Executive Commentary
"We are proactively managing tariffs through sourcing, diversification, and we continue to adapt as needed to protect both margin and momentum. With a premium brand, a loyal and growing client base, and a balance sheet that allows us flexibility, we're well-positioned to invest in long-term value creation."
John Reed, Founder, Chairman, and Chief Executive Officer
"We believe a portion of the larger tariff impact can be mitigated through strategic sourcing shifts to other countries and vendor cost concessions. There are several factors contributing to this number, including the timing of product receipts and deliveries, as well as the mitigation actions already underway."
Ryan Brody, Senior Vice President of Finance
Strategic Positioning
1. Sourcing Agility and Tariff Mitigation
ARHS’s multi-year diversification from China is now a critical margin lever. China accounted for only 13% of receipts in April, with a target of just 1% by Q4 2025. U.S. manufacturing, especially in upholstery, accounts for over 70% of that category, insulating the business from the brunt of tariffs and enabling cost control. Vendor partnerships are leveraged for cost concessions, helping absorb the $10 million tariff hit projected for 2025.
2. Showroom Expansion and Capital Discipline
Physical footprint growth remains a top priority, with 12 to 15 showroom projects planned for 2025 and a robust pipeline through 2027. Management evaluates all new openings and relocations through a disciplined ROI lens, targeting high-traffic, premium locations. Despite macro volatility, the company is not slowing its expansion cadence, betting on long-term demand and market share capture when conditions normalize.
3. Premium Client Focus and Engagement
ARHS’s affluent client base remains less reactive to macro shocks, with high average order values and strong engagement with in-home design services.
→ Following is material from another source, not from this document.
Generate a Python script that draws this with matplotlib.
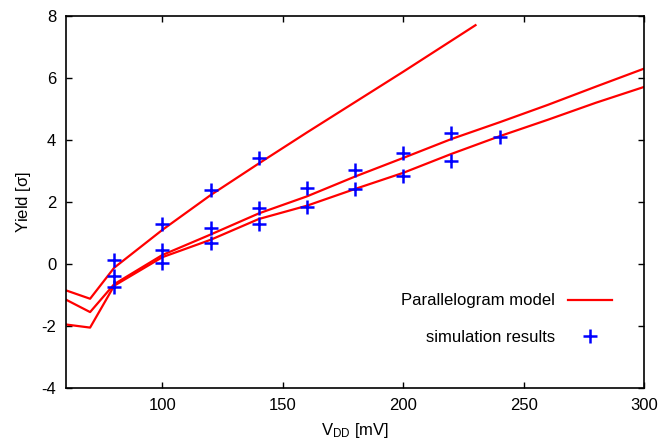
import matplotlib
matplotlib.use("Agg")
import matplotlib.pyplot as plt

plt.rcParams['font.family'] = ['Liberation Sans', 'DejaVu Sans']
plt.rcParams['mathtext.default'] = 'regular'
plt.rcParams['axes.unicode_minus'] = False

# model curves (Parallelogram model)
vdd_a = [60, 70, 80, 100, 120, 140, 160, 180, 200, 220, 230]
yield_a = [-0.85, -1.12, -0.12, 1.1, 2.22, 3.24, 4.24, 5.22, 6.2, 7.2, 7.7]

vdd_b = [60, 70, 80, 100, 120, 140, 160, 180, 200, 220, 240, 260, 280, 300]
yield_b = [-1.15, -1.55, -0.65, 0.29, 0.95, 1.63, 2.18, 2.82, 3.42, 4.03, 4.57, 5.13, 5.72, 6.3]
yield_c = [-1.95, -2.05, -0.7, 0.22, 0.78, 1.45, 1.88, 2.42, 2.94, 3.55, 4.12, 4.65, 5.2, 5.71]

# simulation results
sim_vdd = [80, 80, 80, 100, 100, 100, 120, 120, 120, 140, 140, 140,
           160, 160, 180, 180, 200, 200, 220, 220, 240]
sim_yield = [0.13, -0.38, -0.73, 1.28, 0.45, 0.02, 2.39, 1.16, 0.68, 3.42, 1.82, 1.29,
             2.45, 1.84, 3.02, 2.41, 3.59, 2.84, 4.23, 3.33, 4.1]

fig = plt.figure(figsize=(6.62, 4.41), dpi=100)
ax = fig.add_axes([0.0997, 0.120, 0.8733, 0.844])

ax.plot(vdd_a, yield_a, color='#ff0000', lw=1.6, label='Parallelogram model')
ax.plot(vdd_b, yield_b, color='#ff0000', lw=1.6)
ax.plot(vdd_b, yield_c, color='#ff0000', lw=1.6)
ax.plot(sim_vdd, sim_yield, ls='none', marker='+', ms=10, mew=1.8,
        color='#0000ff', label='simulation results')

ax.set_xlim(60, 300)
ax.set_ylim(-4, 8)
ax.set_xticks([100, 150, 200, 250, 300])
ax.set_yticks([-4, -2, 0, 2, 4, 6, 8])
ax.tick_params(direction='in', top=True, right=True, length=4, width=1,
               labelsize=12, pad=7)
for s in ax.spines.values():
    s.set_linewidth(1.2)

ax.set_xlabel(r'V$_{DD}$ [mV]', fontsize=12, labelpad=6)
ax.set_ylabel(r'Yield [$\sigma$]', fontsize=12, labelpad=6)

ax.legend(loc='lower right', bbox_to_anchor=(0.97, 0.075), frameon=False,
          markerfirst=False, fontsize=12, handlelength=2.6, labelspacing=1.3,
          handletextpad=0.8)

fig.savefig('out.png', dpi=100)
Designer-led transactions, both in-store and virtual, drive order values four times higher than average, deepening loyalty and supporting resilience even in a choppy demand environment.
4. Omnichannel and Digital Investments
Strategic investments in e-commerce, content, and technology are ongoing, including a new payment platform, warehouse management system, and inventory planning tools. These initiatives aim to improve operational efficiency, client experience, and support scalable growth, with $15 to $20 million in SG&A investments planned for 2025, mostly in the second half.
5. Pricing Architecture and Promotional Flexibility
ARHS’s “buy more, save more” tiered discounting model remains highly flexible, enabling management to adjust promotional intensity in response to consumer behavior and macro conditions. The company has not yet baked pricing increases into guidance, but maintains the ability to deploy price as a lever if needed to offset further cost pressures.
Key Considerations
ARHS’s Q1 results highlight a business balancing long-term brand investment with near-term margin defense as trade and macro volatility persist. The following factors will shape the trajectory into the second half:
Key Considerations:
- Tariff Impact Timing: The $10 million tariff cost will primarily hit in Q3 and Q4, with mitigation dependent on vendor concessions and accelerated sourcing shifts.
- Showroom Productivity: New and relocated showrooms are performing well, but occupancy deleverage will persist unless demand accelerates in the back half.
- Consumer Sentiment Sensitivity: Affluent clients have proven resilient, but April’s sharp drop in demand shows even this cohort is not immune to market shocks.
- Margin Management Levers: Management is holding off on price increases for now, relying on cost-side actions and U.S. manufacturing scale to defend margins.
- Guidance Range Reflects Volatility: The widened outlook signals management’s caution and flexibility as they “read and react” to evolving macro and trade conditions.
Risks
ARHS faces meaningful risk from further tariff escalation, as well as potential softening in affluent consumer demand if macro volatility persists. Occupancy deleverage could worsen if showroom traffic lags, and margin assumptions rely heavily on successful vendor negotiations and sourcing agility. Guidance does not currently assume price increases, introducing downside if cost offsets fall short or trade conditions deteriorate further.
Forward Outlook
For Q2 2025, ARHS guided to:
- Net revenue between $320 million and $350 million
- Comparable growth of negative 2% to up 5%
- Net income of $17 million to $24 million
- Adjusted EBITDA of $41 million to $48 million
For full-year 2025, management widened guidance:
- Net revenue of $1.29 billion to $1.38 billion
- Comparable growth of negative 5% to up 1.5%
- Net income of $48 million to $68 million
- Adjusted EBITDA of $123 million to $145 million
Management highlighted:
- Tariff mitigation through sourcing shifts and vendor concessions is underway, with most impact in the second half.
- Showroom expansion remains on track, with flexibility to adjust as market conditions evolve.
Takeaways
Investors should focus on how ARHS manages tariff costs, showroom productivity, and affluent client engagement as the main variables driving back-half performance and long-term value creation.
- Sourcing Shift as Margin Insulator: The rapid reduction in China exposure and reliance on U.S. manufacturing provide a powerful buffer against tariff shocks, but execution risk remains if vendor concessions fall short.
- Showroom Expansion Bets on Recovery: Management’s unwavering showroom investment signals confidence in long-term demand, but occupancy cost deleverage could persist if macro headwinds linger.
- Demand Volatility as a Watchpoint: April’s sharp demand drop underscores the risk that even premium clients may pause spending during periods of heightened market uncertainty.
Conclusion
ARHS’s Q1 2025 results reflect a business in active defense mode—shifting sourcing, leveraging vendor partnerships, and maintaining capital discipline—even as it invests for long-term growth. The widened guidance range and focus on margin defense highlight management’s pragmatic approach in a fluid macro and trade environment.
Industry Read-Through
ARHS’s aggressive sourcing diversification and vendor partnership approach offer a playbook for other home furnishings and specialty retailers facing tariff shocks. The ability to rapidly reduce China exposure, leverage U.S. manufacturing, and maintain premium positioning will be key differentiators as trade volatility persists. Showroom-centric models that rely on affluent consumers are proving more resilient, but even these segments are now showing sensitivity to macro shocks. Retailers with flexible promotional architectures and strong vendor relationships will be better positioned to defend margins and capture market share as the environment remains unpredictable.